- **Extracted data**
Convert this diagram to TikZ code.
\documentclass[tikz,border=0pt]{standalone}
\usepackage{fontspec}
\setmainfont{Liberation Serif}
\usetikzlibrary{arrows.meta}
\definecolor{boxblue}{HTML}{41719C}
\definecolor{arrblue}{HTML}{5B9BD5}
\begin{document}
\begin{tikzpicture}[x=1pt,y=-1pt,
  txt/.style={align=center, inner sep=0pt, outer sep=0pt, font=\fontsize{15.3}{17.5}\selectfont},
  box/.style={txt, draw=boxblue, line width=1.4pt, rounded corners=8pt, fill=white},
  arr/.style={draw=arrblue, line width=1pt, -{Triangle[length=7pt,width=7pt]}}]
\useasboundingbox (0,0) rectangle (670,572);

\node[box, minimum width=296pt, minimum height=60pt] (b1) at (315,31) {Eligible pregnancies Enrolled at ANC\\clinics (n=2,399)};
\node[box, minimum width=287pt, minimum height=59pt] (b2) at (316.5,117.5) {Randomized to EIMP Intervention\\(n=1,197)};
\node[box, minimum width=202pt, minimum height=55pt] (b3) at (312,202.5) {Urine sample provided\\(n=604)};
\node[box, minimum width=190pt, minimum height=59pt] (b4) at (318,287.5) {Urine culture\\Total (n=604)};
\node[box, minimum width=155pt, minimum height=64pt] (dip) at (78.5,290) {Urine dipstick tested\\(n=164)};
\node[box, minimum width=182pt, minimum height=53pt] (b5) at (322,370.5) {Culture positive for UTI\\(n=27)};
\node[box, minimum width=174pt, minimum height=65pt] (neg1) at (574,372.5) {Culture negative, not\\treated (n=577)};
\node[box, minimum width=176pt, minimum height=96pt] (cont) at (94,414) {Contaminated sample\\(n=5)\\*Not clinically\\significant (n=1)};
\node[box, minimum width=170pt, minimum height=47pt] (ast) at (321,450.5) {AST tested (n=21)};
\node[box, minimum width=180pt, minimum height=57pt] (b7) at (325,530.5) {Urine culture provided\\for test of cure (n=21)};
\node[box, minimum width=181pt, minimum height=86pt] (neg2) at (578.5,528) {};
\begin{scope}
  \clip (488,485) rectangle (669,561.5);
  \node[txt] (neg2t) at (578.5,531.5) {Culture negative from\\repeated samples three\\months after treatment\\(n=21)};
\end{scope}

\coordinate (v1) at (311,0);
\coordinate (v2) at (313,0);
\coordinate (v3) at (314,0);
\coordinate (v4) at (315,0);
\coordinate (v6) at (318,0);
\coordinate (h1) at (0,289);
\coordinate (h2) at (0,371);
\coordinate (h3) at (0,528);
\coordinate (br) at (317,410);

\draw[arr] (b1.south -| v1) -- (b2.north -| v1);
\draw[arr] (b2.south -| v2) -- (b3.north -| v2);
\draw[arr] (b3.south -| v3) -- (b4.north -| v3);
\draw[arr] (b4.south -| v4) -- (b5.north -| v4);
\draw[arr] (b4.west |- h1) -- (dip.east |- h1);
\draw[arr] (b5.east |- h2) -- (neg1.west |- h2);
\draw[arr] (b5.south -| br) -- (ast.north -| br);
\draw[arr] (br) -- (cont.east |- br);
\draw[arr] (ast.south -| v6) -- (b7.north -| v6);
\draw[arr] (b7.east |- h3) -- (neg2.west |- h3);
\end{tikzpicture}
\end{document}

* * *

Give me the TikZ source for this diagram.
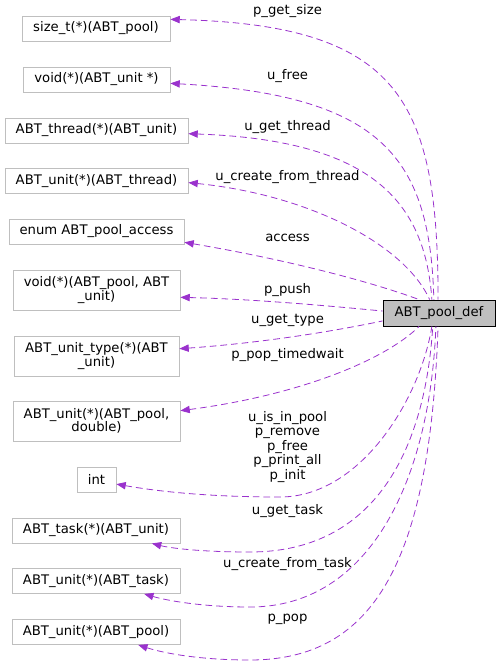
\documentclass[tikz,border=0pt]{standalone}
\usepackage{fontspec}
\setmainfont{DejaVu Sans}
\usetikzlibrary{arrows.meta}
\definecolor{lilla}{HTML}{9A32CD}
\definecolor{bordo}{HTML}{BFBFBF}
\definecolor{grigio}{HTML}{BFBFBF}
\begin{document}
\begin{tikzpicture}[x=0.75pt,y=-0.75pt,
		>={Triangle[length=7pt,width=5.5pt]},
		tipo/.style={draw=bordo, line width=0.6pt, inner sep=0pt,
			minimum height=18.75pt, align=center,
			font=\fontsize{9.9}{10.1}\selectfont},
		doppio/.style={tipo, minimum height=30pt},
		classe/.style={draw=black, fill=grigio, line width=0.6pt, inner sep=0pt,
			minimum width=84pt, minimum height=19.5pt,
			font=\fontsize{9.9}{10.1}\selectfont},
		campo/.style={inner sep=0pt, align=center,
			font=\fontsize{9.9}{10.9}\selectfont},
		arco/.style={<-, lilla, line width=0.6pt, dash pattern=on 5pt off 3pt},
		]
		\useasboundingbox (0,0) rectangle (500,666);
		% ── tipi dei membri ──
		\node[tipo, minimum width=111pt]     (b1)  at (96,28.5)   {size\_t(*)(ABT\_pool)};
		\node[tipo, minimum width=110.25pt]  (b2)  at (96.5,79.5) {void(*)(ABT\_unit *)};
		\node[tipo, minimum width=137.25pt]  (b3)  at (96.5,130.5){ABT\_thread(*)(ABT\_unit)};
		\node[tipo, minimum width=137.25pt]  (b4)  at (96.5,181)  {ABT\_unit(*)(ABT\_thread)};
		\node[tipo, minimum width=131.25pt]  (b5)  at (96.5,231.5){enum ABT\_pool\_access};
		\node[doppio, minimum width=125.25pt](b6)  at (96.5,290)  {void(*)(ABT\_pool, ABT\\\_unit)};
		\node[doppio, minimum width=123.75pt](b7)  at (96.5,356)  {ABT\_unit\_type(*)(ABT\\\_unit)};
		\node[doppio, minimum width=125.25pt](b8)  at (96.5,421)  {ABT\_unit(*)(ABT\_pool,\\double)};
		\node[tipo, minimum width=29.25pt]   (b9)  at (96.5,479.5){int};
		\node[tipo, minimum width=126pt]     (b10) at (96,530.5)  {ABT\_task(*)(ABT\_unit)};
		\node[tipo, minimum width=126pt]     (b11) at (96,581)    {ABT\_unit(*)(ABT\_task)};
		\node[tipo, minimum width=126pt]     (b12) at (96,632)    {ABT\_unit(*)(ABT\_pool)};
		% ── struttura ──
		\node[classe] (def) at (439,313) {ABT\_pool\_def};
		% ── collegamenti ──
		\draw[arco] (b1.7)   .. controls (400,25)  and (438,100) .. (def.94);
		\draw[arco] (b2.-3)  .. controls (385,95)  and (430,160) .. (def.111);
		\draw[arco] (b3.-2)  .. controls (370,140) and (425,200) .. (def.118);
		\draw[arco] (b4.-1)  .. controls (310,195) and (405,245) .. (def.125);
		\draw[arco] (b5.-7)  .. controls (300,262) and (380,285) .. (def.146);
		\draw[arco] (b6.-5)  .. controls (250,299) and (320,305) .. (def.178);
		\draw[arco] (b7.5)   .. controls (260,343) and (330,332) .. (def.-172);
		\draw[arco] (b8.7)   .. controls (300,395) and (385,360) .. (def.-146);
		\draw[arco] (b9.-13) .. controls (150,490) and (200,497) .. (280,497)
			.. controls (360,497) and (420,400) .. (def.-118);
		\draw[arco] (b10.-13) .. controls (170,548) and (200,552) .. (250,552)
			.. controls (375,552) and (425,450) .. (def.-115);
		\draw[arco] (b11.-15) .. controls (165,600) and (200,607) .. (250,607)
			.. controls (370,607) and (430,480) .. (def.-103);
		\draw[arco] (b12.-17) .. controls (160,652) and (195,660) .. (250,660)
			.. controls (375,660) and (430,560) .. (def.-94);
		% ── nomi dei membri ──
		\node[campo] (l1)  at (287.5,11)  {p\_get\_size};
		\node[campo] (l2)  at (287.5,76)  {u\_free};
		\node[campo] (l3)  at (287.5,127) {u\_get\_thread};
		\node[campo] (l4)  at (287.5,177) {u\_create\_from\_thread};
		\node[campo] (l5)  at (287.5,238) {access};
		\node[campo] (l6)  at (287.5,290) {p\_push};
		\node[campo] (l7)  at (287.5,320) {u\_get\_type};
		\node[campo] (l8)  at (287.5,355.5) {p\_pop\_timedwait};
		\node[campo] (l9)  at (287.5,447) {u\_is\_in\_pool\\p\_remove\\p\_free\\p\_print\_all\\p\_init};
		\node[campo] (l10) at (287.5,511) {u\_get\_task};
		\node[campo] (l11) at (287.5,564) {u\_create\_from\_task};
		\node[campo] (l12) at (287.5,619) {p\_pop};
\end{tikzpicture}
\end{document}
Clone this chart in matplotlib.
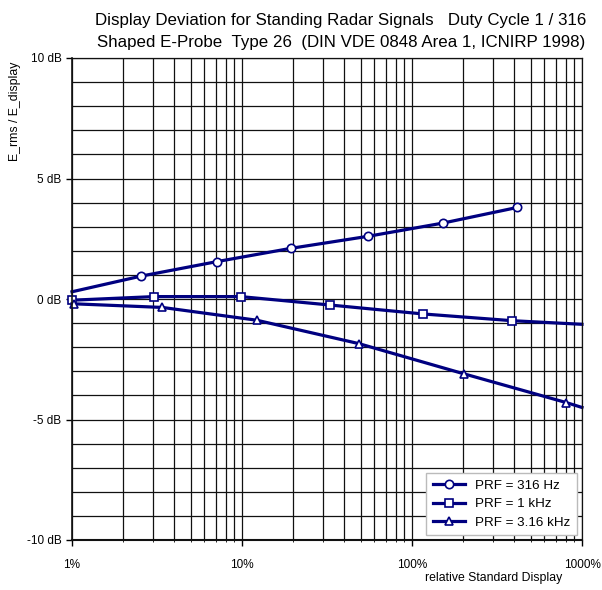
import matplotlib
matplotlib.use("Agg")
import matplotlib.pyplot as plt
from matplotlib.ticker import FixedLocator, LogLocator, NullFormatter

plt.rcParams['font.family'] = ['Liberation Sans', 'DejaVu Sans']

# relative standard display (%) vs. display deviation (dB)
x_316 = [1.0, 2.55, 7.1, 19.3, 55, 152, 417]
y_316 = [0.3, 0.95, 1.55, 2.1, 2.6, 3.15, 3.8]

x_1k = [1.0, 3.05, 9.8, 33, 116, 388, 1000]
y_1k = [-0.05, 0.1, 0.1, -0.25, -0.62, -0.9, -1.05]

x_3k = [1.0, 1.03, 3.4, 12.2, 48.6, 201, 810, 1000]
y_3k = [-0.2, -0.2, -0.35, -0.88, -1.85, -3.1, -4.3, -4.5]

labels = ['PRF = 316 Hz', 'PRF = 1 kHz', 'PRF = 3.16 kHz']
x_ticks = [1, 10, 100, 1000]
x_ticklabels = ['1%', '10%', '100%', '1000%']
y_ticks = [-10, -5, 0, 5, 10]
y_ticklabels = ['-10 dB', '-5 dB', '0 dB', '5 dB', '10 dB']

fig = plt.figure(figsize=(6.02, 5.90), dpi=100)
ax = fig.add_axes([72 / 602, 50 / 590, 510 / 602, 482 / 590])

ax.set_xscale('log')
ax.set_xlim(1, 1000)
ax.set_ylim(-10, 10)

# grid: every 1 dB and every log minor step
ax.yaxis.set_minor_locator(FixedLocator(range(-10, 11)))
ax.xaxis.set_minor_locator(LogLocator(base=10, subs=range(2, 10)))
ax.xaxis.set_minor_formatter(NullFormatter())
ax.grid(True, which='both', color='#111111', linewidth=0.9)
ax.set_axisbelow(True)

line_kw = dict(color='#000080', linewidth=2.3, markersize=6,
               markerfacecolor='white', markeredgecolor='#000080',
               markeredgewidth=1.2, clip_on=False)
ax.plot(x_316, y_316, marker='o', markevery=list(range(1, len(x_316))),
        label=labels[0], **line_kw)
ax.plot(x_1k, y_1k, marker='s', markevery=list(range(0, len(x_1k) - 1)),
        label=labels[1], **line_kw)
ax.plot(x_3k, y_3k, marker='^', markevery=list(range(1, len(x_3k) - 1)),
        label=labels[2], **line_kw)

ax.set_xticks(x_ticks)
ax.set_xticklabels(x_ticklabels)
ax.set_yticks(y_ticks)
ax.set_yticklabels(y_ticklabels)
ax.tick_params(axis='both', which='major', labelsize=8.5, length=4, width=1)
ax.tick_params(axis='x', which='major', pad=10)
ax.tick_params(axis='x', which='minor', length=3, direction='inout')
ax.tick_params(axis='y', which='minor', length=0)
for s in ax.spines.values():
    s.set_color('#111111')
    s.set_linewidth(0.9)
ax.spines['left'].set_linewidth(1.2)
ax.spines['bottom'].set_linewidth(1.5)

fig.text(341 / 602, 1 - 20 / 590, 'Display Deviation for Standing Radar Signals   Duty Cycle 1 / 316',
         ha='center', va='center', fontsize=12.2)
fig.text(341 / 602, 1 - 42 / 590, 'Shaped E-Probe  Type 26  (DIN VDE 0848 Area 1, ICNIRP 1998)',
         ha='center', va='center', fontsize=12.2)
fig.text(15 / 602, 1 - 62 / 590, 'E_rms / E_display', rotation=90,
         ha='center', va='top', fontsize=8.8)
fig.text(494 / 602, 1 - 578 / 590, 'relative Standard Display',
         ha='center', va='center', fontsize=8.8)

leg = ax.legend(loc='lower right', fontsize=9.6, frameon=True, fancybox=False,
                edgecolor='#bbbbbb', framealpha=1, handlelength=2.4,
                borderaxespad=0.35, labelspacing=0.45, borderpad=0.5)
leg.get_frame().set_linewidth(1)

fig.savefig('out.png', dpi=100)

- **Set exercise**
Extract the lines from the line with "Convert this diagram to TikZ code." to the line with "(0,0) rectangle (670,572);", inclusive, reproducing them exactly and leaving out every other line.

- **Solution to this problem**
Convert this diagram to TikZ code.
\documentclass[tikz,border=0pt]{standalone}
\usepackage{fontspec}
\setmainfont{Liberation Serif}
\usetikzlibrary{arrows.meta}
\definecolor{boxblue}{HTML}{41719C}
\definecolor{arrblue}{HTML}{5B9BD5}
\begin{document}
\begin{tikzpicture}[x=1pt,y=-1pt,
  txt/.style={align=center, inner sep=0pt, outer sep=0pt, font=\fontsize{15.3}{17.5}\selectfont},
  box/.style={txt, draw=boxblue, line width=1.4pt, rounded corners=8pt, fill=white},
  arr/.style={draw=arrblue, line width=1pt, -{Triangle[length=7pt,width=7pt]}}]
\useasboundingbox (0,0) rectangle (670,572);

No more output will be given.